- It's out in the country, surrounded by beautiful farmland and green hills. I'm not used to Anzac Day services where you can see cows and hawks.
- You also get to see a flyover by the Vintage Aviation Collection!
- It's a true community event. People bring their dogs. Someone had handpainted poppies onto the rocks in the field beyond the fence.
- It's for the wider community as well. Some people had travelled from as far as Hawkes Bay, Wanganui, Horowhenua and the Kapiti Coast.

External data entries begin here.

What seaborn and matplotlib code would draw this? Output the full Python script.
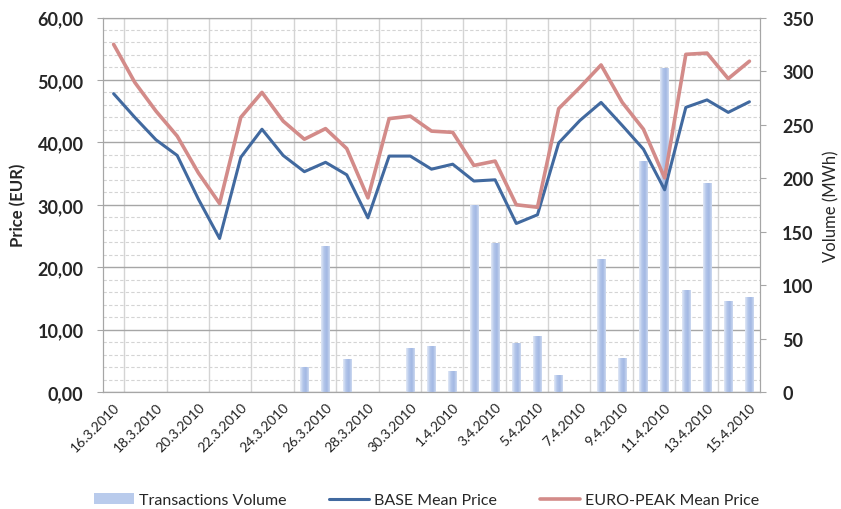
import numpy as np
import pandas as pd
import matplotlib
matplotlib.use("Agg")
import matplotlib.pyplot as plt
import matplotlib.ticker as mticker
from matplotlib.colors import LinearSegmentedColormap
from matplotlib.patches import Patch
from matplotlib.lines import Line2D
import seaborn as sns

# data (one entry per day, 16.3.2010 - 15.4.2010)
dates = ["16.3.2010", "17.3.2010", "18.3.2010", "19.3.2010", "20.3.2010", "21.3.2010",
         "22.3.2010", "23.3.2010", "24.3.2010", "25.3.2010", "26.3.2010", "27.3.2010",
         "28.3.2010", "29.3.2010", "30.3.2010", "31.3.2010", "1.4.2010", "2.4.2010",
         "3.4.2010", "4.4.2010", "5.4.2010", "6.4.2010", "7.4.2010", "8.4.2010",
         "9.4.2010", "10.4.2010", "11.4.2010", "12.4.2010", "13.4.2010", "14.4.2010",
         "15.4.2010"]
base_price = [47.8, 44.0, 40.4, 37.9, 30.9, 24.6, 37.6, 42.1, 37.9, 35.3, 36.8, 34.8,
              27.9, 37.8, 37.8, 35.7, 36.5, 33.8, 34.0, 27.0, 28.4, 39.9, 43.5, 46.4,
              42.7, 38.9, 32.4, 45.6, 46.8, 44.8, 46.5]
peak_price = [55.7, 49.6, 45.0, 41.0, 35.1, 30.2, 44.0, 48.0, 43.4, 40.5, 42.2, 39.0,
              31.1, 43.8, 44.2, 41.8, 41.6, 36.3, 37.0, 30.0, 29.6, 45.4, 48.8, 52.4,
              46.4, 42.1, 34.3, 54.1, 54.3, 50.2, 53.0]
volume = [0, 0, 0, 0, 0, 0, 0, 0, 0, 23.7, 136, 30.5, 0, 0, 41, 42.7, 20, 175, 139,
          46, 52, 16, 0, 124, 32, 216, 303, 95, 195, 85, 89]

price_ticks = [0, 10, 20, 30, 40, 50, 60]
volume_ticks = [0, 50, 100, 150, 200, 250, 300, 350]

df = pd.DataFrame({"date": dates, "base": base_price, "peak": peak_price, "volume": volume})
df["pos"] = np.arange(len(df))

sns.set_style("white")
plt.rcParams["font.family"] = ["Lato", "DejaVu Sans"]

blue = "#41699f"
red = "#d38b89"
grid_major = "#a6a6a6"
grid_minor = "#d4d4d4"

fig = plt.figure(figsize=(8.41, 5.10), dpi=100)
ax = fig.add_axes([0.1225, 0.2294, 0.7812, 0.7343])
ax2 = ax.twinx()
ax3 = ax.twinx()

# price axis with grid (bottom layer)
ax.set_ylim(0, 60)
ax.set_xlim(-0.5, len(df) - 0.5)
ax.set_yticks(price_ticks)
ax.yaxis.set_minor_locator(mticker.MultipleLocator(2))
ax.yaxis.set_major_formatter(mticker.FuncFormatter(lambda v, p: f"{v:.2f}".replace(".", ",")))
ax.grid(which="major", axis="y", color=grid_major, lw=1.0)
ax.grid(which="minor", axis="y", color=grid_minor, lw=0.8, ls=(0, (3, 2)))
ax.set_xticks(df["pos"][::2])
ax.set_xticklabels(df["date"][::2], rotation=45, ha="right", rotation_mode="anchor", fontsize=10)
ax.set_xticks(np.arange(0.5, len(df) - 1, 2), minor=True)
ax.grid(which="minor", axis="x", color=grid_minor, lw=1.0)
ax.tick_params(axis="x", which="both", length=0, pad=6, colors="#222222")
ax.tick_params(axis="y", which="major", length=4, color=grid_major, labelsize=13, pad=10)
ax.tick_params(axis="y", which="minor", length=0)
for lab in ax.get_yticklabels():
    lab.set_fontweight("bold")
ax.set_ylabel("Price (EUR)", fontsize=12, fontweight="bold", labelpad=8)
for s in ax.spines.values():
    s.set_color(grid_major)

# volume bars (middle layer)
sns.barplot(data=df, x="pos", y="volume", ax=ax2, width=0.4, color="#b9cbec",
            native_scale=True, linewidth=0)
ax2.set_ylim(0, 350)
ax2.set_yticks(volume_ticks)
ax2.set_xlim(-0.5, len(df) - 0.5)
ax2.set_xlabel("")
ax2.set_ylabel("Volume (MWh)", fontsize=12, labelpad=7)
ax2.tick_params(axis="y", length=4, color=grid_major, labelsize=13, pad=12)
for lab in ax2.get_yticklabels():
    lab.set_fontweight("bold")
for s in ax2.spines.values():
    s.set_color(grid_major)

cmap = LinearSegmentedColormap.from_list("bar", ["#e2e9f7", "#b3c6ea", "#a2b8e3", "#cddaf1"])
grad = np.linspace(0, 1, 64).reshape(1, -1)
for p in list(ax2.patches):
    h = p.get_height()
    if h <= 0:
        continue
    x0, y0 = p.get_x(), p.get_y()
    im = ax2.imshow(grad, extent=[x0, x0 + p.get_width(), y0, y0 + h], aspect="auto",
                    cmap=cmap, zorder=p.get_zorder(), interpolation="bilinear")
    im.set_clip_path(p)
    p.set_facecolor("none")
ax2.set_xlim(-0.5, len(df) - 0.5)
ax2.set_ylim(0, 350)

# price lines (top layer)
sns.lineplot(data=df, x="pos", y="base", ax=ax3, color=blue, lw=2.2)
sns.lineplot(data=df, x="pos", y="peak", ax=ax3, color=red, lw=2.6)
ax3.set_ylim(0, 60)
ax3.set_xlim(-0.5, len(df) - 0.5)
ax3.set_yticks([])
ax3.set_ylabel("")
ax3.set_xlabel("")
for s in ax3.spines.values():
    s.set_visible(False)
ax.set_xlabel("")

handles = [Patch(facecolor="#b9cbec", edgecolor="none"),
           Line2D([], [], color=blue, lw=2.2),
           Line2D([], [], color=red, lw=2.6)]
fig.legend(handles, ["Transactions Volume", "BASE Mean Price", "EURO-PEAK Mean Price"],
           loc="lower center", bbox_to_anchor=(0.507, -0.025), ncol=3, frameon=False,
           fontsize=11.5, handlelength=2.5, handletextpad=0.3, columnspacing=2.7)

fig.savefig("out.png", dpi=100)
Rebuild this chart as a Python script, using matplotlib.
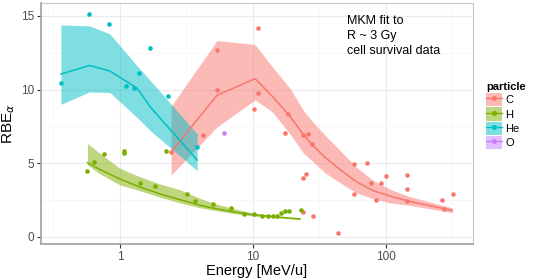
import matplotlib
matplotlib.use('Agg')
import matplotlib.pyplot as plt
from matplotlib.patches import Patch
from matplotlib.lines import Line2D

plt.rcParams['font.family'] = ['Liberation Sans', 'DejaVu Sans']
plt.rcParams['mathtext.fontset'] = 'dejavusans'

particles = ['C', 'H', 'He', 'O']
colors = {'C': '#F8766D', 'H': '#7CAE00', 'He': '#00BFC4', 'O': '#C77CFF'}

# measured points
c_pts_e = [2.43, 4.22, 5.38, 5.38, 10.2, 11.0, 11.0, 17.5, 18.5, 23.8, 24.0, 25.1, 24.0, 26.2,
           27.8, 28.5, 44, 57.6, 57.6, 72.5, 76.9, 83.8, 92.9, 100, 145, 145, 145, 267, 273, 321]
c_pts_y = [5.78, 6.89, 12.72, 9.95, 8.65, 14.19, 9.8, 7.07, 8.31, 6.89, 3.99, 4.28, 1.69, 6.98,
           6.28, 1.39, 0.27, 4.93, 2.9, 5.02, 3.65, 2.5, 3.65, 4.12, 4.23, 3.26, 2.45, 2.54, 1.91, 2.93]
h_pts_e = [0.569, 0.638, 0.759, 1.07, 1.07, 1.41, 1.83, 2.24, 3.2, 3.65, 4.99, 6.8, 8.52, 10.2,
           11.7, 12.9, 14.1, 15.1, 16.2, 17.6, 18.8, 22.9]
h_pts_y = [4.5, 5.09, 5.61, 5.85, 5.72, 3.65, 3.49, 5.85, 2.9, 2.47, 2.27, 1.98, 1.59, 1.53,
           1.44, 1.39, 1.44, 1.44, 1.64, 1.73, 1.73, 1.84]
he_pts_e = [0.359, 0.589, 0.827, 1.12, 1.28, 1.39, 1.67, 2.31, 3.81]
he_pts_y = [10.45, 15.13, 14.43, 10.24, 10.13, 11.1, 12.79, 9.55, 6.12]
o_pts_e = [6.03]
o_pts_y = [7.03]

# MKM model curves with bands
c_mod_e = [2.43, 5.38, 10.4, 14, 19, 24, 28, 35, 45, 60, 80, 110, 150, 220, 317]
c_mod_y = [5.78, 9.61, 10.74, 9.55, 8.2, 6.95, 6.25, 5.4, 4.6, 3.75, 3.15, 2.75, 2.42, 2.1, 1.8]
c_mod_hi = [8.87, 13.33, 13.06, 11.55, 10.1, 8.6, 7.85, 6.9, 5.9, 4.75, 3.85, 3.2, 2.75, 2.35, 1.97]
c_mod_lo = [4.2, 7.47, 9.3, 8.5, 7.0, 5.7, 5.15, 4.35, 3.7, 3.0, 2.6, 2.3, 2.15, 1.9, 1.65]

h_mod_e = [0.57, 0.7, 1.0, 1.4, 2.0, 2.85, 4.0, 5.0, 7.0, 10, 15, 22.7]
h_mod_y = [5.04, 4.6, 3.93, 3.4, 2.92, 2.52, 2.15, 1.96, 1.72, 1.51, 1.36, 1.22]
h_mod_hi = [6.35, 5.7, 4.66, 4.1, 3.6, 3.2, 2.62, 2.3, 1.95, 1.62, 1.42, 1.26]
h_mod_lo = [4.89, 4.3, 3.53, 3.15, 2.7, 2.3, 1.98, 1.82, 1.6, 1.42, 1.3, 1.18]

he_mod_e = [0.36, 0.59, 0.84, 1.35, 1.7, 3.81]
he_mod_y = [11.05, 11.64, 11.26, 10.09, 8.8, 5.22]
he_mod_hi = [14.39, 14.32, 13.78, 11.6, 10.6, 7.0]
he_mod_lo = [9.0, 9.84, 9.8, 8.1, 7.2, 4.5]

points = {'C': (c_pts_e, c_pts_y), 'H': (h_pts_e, h_pts_y),
          'He': (he_pts_e, he_pts_y), 'O': (o_pts_e, o_pts_y)}
models = {'C': (c_mod_e, c_mod_y, c_mod_lo, c_mod_hi),
          'H': (h_mod_e, h_mod_y, h_mod_lo, h_mod_hi),
          'He': (he_mod_e, he_mod_y, he_mod_lo, he_mod_hi)}

fig = plt.figure(figsize=(5.33, 2.8), dpi=100)
ax = fig.add_axes([0.077, 0.129, 0.81, 0.86])

for p in ['C', 'H', 'He']:
    e, y, lo, hi = models[p]
    ax.fill_between(e, lo, hi, color=colors[p], alpha=0.5, lw=0, zorder=2)
for p in ['C', 'H', 'He']:
    e, y, lo, hi = models[p]
    ax.plot(e, y, color=colors[p], lw=1.1, zorder=3)
for p in particles:
    e, y = points[p]
    ax.plot(e, y, 'o', color=colors[p], ms=3.3, mec='none', zorder=4)

ax.set_xscale('log')
ax.set_xlim(0.255, 452)
ax.set_ylim(-0.47, 15.87)
ax.set_xticks([1, 10, 100])
ax.set_xticklabels(['1', '10', '100'])
ax.set_xticks([0.316, 3.16, 31.6, 316], minor=True)
ax.set_yticks([0, 5, 10, 15])
ax.set_yticks([2.5, 7.5, 12.5], minor=True)
ax.tick_params(which='major', direction='out', length=3, width=0.8, color='#333333',
               labelsize=8.5, labelcolor='#4d4d4d', pad=2)
ax.tick_params(which='minor', length=0)
ax.grid(which='major', color='#ebebeb', lw=0.8)
ax.grid(which='minor', color='#f5f5f5', lw=0.5)
ax.set_axisbelow(True)
for s in ['top', 'right']:
    ax.spines[s].set_color('#c8c8c8')
for s in ['left', 'bottom']:
    ax.spines[s].set_color('#a0a0a0')
    ax.spines[s].set_linewidth(1.2)

ax.set_xlabel('Energy [MeV/u]', fontsize=10.5, labelpad=0.5)
ax.set_ylabel(r'RBE$_\alpha$', fontsize=11, labelpad=3)

ax.text(0.708, 0.95, 'MKM fit to\nR ~ 3 Gy\ncell survival data', transform=ax.transAxes,
        ha='left', va='top', fontsize=9, linespacing=1.3)

handles = [(Patch(facecolor=colors[p], alpha=0.5, edgecolor='none'),
            Line2D([], [], color=colors[p], lw=1, marker='o', ms=2.5)) for p in particles]
leg = fig.legend(handles, particles, title='particle', loc='upper left',
                 bbox_to_anchor=(486 / 533, 1 - 82 / 280), frameon=False, fontsize=8,
                 title_fontproperties={'weight': 'bold', 'size': 8},
                 handlelength=1.45, handleheight=1.45, labelspacing=0.1,
                 handletextpad=0.3, borderpad=0, borderaxespad=0, alignment='left')

fig.savefig('out.png', dpi=100)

- It's very personal. The roll of honour is read out for the nine names on the bridge, and after each name, family members go forward and lay wreaths for that person. Each year, one name is chosen and a relative gives a short biography of that person; this year it was Charles Harvey.
At yesterday's service, the Deputy French Ambassador, Clarisse Gerardin, gave a very moving speech about how her family had been caught between the front lines in World War One and eventually had to be rescued by the Red Cross and relocated to Switzerland. When they finally returned to their farm, it was to find the land almost unrecognizable. For years they worked at restoring it, but they were constantly ploughing up remnants of old shells and even mangled human bodies.
The service was also extra special this year for the new links forged between the bridge communities at Kaiparoro and Brooweena.
There's a lovely article about the bridge here. It makes the point that the Anzac memorial bridge is the country's only bridge built specifically as an Anzac memorial. It also has some wonderful family photos, including postcards sent home by Charles Harvey, some of which were read out at the Anzac Day service by a representative from his family.
Only one of the WW1 soldiers commemorated on the bridge, Arthur Braddick, left any direct descendants. His granddaughter said: "I think it's just such a lovely spot, if you stand on the bridge and look down the valley you can see the land Arthur was brought up on, and left from... it's really beautiful."